Is this Ground Zero for its unilateral elevation to the top tier of "Oh fuck, not this again"?*:

Spoiler alert
Spoiler alert
Sorry
[close]
[close]

It's not quite yet in Champions League contention with I Wish, Everybody, Do They, Last and Fairytale, but I'd say it's already solid midtable with Comrade Shakey, Lewie and Carey.

*WARNING: Contains Corden


I quite like Step Into Christmas. Although the opening lyric being "Welcome to my Christmas song" is lazier than every second of Mcartney's one put together.

mothman

Stewards enquiry: is it Whamageddon if it's a cover version?

Butchers Blind

Quote from: Stoneage Dinosaurs on December 19, 2021, 05:12:06 PMI quite like Step Into Christmas. Although the opening lyric being "Welcome to my Christmas song" is lazier than every second of Mcartney's one put together.

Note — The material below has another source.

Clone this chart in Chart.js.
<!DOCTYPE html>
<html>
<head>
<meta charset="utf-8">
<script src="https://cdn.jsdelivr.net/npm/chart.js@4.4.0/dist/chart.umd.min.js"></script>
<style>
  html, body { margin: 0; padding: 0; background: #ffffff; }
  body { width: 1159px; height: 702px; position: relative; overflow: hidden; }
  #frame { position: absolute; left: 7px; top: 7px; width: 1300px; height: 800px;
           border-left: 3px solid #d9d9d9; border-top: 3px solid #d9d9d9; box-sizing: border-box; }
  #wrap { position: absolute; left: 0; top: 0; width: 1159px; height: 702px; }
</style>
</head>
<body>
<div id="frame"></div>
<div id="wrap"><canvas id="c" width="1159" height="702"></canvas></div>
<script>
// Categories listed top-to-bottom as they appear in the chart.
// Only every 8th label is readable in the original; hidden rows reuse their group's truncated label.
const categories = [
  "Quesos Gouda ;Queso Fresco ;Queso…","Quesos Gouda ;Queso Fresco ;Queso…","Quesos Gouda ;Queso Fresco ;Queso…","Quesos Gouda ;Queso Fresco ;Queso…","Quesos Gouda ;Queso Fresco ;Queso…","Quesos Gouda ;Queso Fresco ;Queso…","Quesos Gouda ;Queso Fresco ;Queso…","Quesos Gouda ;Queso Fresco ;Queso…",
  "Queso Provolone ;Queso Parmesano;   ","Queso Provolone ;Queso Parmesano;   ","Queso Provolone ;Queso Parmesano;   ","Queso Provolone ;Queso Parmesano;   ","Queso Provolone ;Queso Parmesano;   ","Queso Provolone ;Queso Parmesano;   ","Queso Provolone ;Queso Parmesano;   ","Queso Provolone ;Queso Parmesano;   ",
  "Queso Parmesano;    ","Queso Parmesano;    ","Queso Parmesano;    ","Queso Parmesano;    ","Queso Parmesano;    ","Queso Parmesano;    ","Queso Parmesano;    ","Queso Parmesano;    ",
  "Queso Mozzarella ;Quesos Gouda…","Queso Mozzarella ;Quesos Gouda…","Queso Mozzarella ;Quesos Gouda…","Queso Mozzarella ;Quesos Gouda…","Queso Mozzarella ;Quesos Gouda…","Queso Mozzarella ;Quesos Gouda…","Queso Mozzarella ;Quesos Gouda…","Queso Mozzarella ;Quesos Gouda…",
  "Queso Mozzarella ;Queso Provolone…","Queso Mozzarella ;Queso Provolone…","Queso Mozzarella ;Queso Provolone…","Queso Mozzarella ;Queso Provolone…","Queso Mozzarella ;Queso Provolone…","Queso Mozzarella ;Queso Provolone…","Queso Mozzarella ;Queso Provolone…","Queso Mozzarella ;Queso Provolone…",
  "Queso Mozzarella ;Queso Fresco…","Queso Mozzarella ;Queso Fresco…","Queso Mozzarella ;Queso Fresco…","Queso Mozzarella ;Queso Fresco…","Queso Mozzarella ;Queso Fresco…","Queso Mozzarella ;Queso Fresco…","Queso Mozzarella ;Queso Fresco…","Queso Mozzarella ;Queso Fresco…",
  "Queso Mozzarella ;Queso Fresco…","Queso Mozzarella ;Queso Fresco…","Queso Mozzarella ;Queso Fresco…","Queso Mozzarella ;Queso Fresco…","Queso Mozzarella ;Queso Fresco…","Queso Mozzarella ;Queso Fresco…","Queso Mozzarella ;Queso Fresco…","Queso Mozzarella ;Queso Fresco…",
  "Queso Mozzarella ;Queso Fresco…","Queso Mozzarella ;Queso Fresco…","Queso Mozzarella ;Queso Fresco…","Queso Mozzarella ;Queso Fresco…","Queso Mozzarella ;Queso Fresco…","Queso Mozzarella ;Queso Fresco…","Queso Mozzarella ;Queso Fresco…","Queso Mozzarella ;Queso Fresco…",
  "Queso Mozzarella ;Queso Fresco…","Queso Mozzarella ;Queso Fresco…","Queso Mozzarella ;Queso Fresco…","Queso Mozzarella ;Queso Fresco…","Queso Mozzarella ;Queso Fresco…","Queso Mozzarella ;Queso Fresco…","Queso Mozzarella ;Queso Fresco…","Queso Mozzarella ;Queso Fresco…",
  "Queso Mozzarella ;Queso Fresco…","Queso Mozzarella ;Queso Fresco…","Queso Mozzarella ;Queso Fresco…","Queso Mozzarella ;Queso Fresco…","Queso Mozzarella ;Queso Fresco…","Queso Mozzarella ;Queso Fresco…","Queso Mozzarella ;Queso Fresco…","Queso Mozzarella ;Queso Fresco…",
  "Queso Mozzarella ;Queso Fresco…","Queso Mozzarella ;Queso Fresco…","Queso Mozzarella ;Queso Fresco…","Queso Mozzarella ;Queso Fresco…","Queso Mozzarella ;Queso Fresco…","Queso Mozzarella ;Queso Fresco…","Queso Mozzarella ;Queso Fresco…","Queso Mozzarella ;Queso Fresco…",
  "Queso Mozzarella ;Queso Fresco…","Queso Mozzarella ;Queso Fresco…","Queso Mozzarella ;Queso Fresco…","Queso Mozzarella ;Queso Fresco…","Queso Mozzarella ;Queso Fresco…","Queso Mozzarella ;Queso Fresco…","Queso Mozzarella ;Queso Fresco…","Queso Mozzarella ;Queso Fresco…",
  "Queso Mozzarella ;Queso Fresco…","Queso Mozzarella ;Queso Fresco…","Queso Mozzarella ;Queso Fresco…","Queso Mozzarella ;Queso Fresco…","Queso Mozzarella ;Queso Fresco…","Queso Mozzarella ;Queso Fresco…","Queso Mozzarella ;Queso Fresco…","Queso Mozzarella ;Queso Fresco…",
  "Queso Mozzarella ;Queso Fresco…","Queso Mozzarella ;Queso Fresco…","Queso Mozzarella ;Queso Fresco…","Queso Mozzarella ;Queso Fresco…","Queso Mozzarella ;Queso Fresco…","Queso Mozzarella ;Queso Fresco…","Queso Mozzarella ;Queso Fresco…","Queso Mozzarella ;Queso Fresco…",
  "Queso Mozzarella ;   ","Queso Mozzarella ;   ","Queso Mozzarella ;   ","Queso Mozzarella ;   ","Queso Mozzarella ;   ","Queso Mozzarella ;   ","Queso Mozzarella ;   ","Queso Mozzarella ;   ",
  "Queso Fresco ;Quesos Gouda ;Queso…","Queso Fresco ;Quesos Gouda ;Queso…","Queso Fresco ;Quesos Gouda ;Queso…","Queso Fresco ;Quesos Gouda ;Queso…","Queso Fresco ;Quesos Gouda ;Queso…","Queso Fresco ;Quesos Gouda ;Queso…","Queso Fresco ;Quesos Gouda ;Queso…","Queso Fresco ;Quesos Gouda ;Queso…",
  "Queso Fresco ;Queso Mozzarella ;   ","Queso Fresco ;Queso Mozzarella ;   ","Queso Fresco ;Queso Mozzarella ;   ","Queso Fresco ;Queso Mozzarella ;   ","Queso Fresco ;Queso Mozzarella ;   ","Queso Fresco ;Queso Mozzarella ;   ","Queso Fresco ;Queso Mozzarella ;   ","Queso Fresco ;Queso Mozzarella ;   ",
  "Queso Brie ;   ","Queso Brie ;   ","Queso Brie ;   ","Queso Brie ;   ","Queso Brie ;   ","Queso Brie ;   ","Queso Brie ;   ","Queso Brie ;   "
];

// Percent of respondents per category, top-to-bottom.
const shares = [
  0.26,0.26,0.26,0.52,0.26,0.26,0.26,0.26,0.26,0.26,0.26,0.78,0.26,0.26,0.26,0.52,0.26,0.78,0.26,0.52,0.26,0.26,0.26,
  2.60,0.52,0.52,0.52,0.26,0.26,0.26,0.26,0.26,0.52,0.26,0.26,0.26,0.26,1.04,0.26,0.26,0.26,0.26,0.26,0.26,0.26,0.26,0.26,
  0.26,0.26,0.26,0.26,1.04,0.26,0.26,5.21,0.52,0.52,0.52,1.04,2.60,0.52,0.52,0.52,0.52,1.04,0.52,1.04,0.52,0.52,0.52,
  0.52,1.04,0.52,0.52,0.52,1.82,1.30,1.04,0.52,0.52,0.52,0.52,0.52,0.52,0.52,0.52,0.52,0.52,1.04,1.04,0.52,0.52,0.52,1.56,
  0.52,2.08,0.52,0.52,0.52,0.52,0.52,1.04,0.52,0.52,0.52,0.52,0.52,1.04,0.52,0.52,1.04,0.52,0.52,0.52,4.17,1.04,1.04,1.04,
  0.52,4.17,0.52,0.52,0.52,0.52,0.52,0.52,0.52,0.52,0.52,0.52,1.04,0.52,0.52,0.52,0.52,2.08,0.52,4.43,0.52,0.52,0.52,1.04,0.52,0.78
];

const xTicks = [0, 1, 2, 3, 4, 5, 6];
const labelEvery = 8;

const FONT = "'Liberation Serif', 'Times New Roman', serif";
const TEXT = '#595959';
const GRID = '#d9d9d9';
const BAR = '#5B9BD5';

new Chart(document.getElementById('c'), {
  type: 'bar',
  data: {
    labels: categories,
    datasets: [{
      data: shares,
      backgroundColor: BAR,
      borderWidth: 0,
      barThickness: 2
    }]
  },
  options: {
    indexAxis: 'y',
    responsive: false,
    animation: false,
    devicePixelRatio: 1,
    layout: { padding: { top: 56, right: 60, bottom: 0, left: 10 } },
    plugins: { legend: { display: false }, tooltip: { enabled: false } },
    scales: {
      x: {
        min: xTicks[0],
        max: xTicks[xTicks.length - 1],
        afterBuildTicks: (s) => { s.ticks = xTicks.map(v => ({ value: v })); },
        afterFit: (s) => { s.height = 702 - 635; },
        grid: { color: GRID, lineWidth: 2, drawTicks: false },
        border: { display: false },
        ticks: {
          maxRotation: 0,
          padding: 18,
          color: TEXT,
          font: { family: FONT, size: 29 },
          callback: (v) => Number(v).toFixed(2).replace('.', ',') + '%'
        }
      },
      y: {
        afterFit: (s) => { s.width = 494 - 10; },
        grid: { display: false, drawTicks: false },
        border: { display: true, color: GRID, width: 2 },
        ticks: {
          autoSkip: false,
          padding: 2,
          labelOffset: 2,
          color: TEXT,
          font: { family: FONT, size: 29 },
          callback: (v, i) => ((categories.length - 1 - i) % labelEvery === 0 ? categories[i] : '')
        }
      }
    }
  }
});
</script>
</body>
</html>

Had a friend who would sing
Cock up my arse
One in my mouth
Everyone knows I'm the queen of the south

to the chorus of that Elton xmas song.

Lisa Jesusandmarychain

" A friend".
Also, that " cock up my arse" needs an extra syllable.

Das Reboot

Quote from: mothman on December 19, 2021, 06:49:05 PMStewards enquiry: is it Whamageddon if it's a cover version?

Had exactly the same experience during the above mentioned shopping trip when I got hit by some choral version. Decided, on balance, that it has to be Wham! to be Whamageddon. Hope this helps.

Also, scanning my mental checklist of the usual suspects, I've managed to so far avoid both Slade AND Wizzard. No Darkness either, have they been cancelled and I've just missed it?

I've heard Fairytale once this year but THAT offending line was somewhat crudely cut out.

turnstyle

Quote from: mothman on December 19, 2021, 06:49:05 PMStewards enquiry: is it Whamageddon if it's a cover version?

Me and Mrs Turnstlye has some Christmas choons on the other night, and a cover of Last Christmas came on by none other than flippin' Billie.

If anyone is interested, here she is singing it on Blue Peter in 1998.


Peter Duncan is also a guest on the show, and is wearing a funky suit for some reason. It's like looking at an alternate Dr Who universe.




DrGreggles


Steven Page did this (semi) live version last year.

mothman

OK so I remain unWhammed. I haven't heard Fairytale in full yet but the one I did had the Haggard Substitution. Every year when I leave work for the last time before Christmas, I text my wife the YouTube link to the Rea song (just our little joke, yes I'm soppy shut up) but I haven't actually heard it apart from in a TV advert.

Quote from: turnstyle on December 21, 2021, 08:57:42 AMPeter Duncan is also a guest on the show, and is wearing a funky suit for some reason. It's like looking at an alternate Dr Who universe.

There was a competition on Blue Peter a few years previously for viewers to design a suit for him to wear to an event, possibly a marathon.